Fitzhugh confided to Buck that Egypt, England and patriotic militia forces in the U.S. were determined to take action “before it was too late.”
“What does that mean?” Buck asked.
“It means soon,” Fitzhugh said. “It means stay out of the major East Coast cities.”
“New York?” Buck said, and Fitzhugh nodded. “Washington?”
“That’s not going to be easy,” Buck said. “My wife and I are going to be living in New York when we’re married.”
“Not for long you’re not.”
“Can you give me an idea of timing?”
“That I cannot do,” Fitzhugh said.
Fitzhugh seems like the kind of guy who would use the first eight digits of his Social Security Number as his online username. Just the first eight digits, not the ninth — “that I cannot do … for security reasons.”
Buck desperately wanted to tell Fitzhugh that he was merely playing into Carpathia’s hands. This was all part of the foretold future. The uprising against Antichrist would be crushed and would initiate World War III, from which would come worldwide famine, plagues and the death of a quarter of the earth’s population.
Once again Buck “desperately” wants to tell someone the news that could save his life. But he doesn’t.
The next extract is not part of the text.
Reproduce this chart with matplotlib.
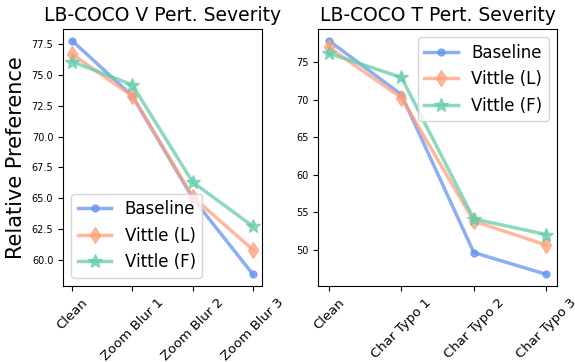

He doesn’t warn Fitzhugh, or try to talk him out of it. Nor does he think of warning anyone else to “stay out of the major East Coast cities.”
Everyone in New York is doomed — all those colleagues Buck worked with for years, everyone he’s hired to work for him over the last year and a half at Global Community Weekly’s New York office. Buck knows what’s coming, but he won’t warn them. This is “all part of the foretold future” and cannot be changed or challenged or questioned.
Everyone Buck has ever known or met or loved in that great city is about to be slaughtered, but Buck accepts this because, after all, it’s God’s will.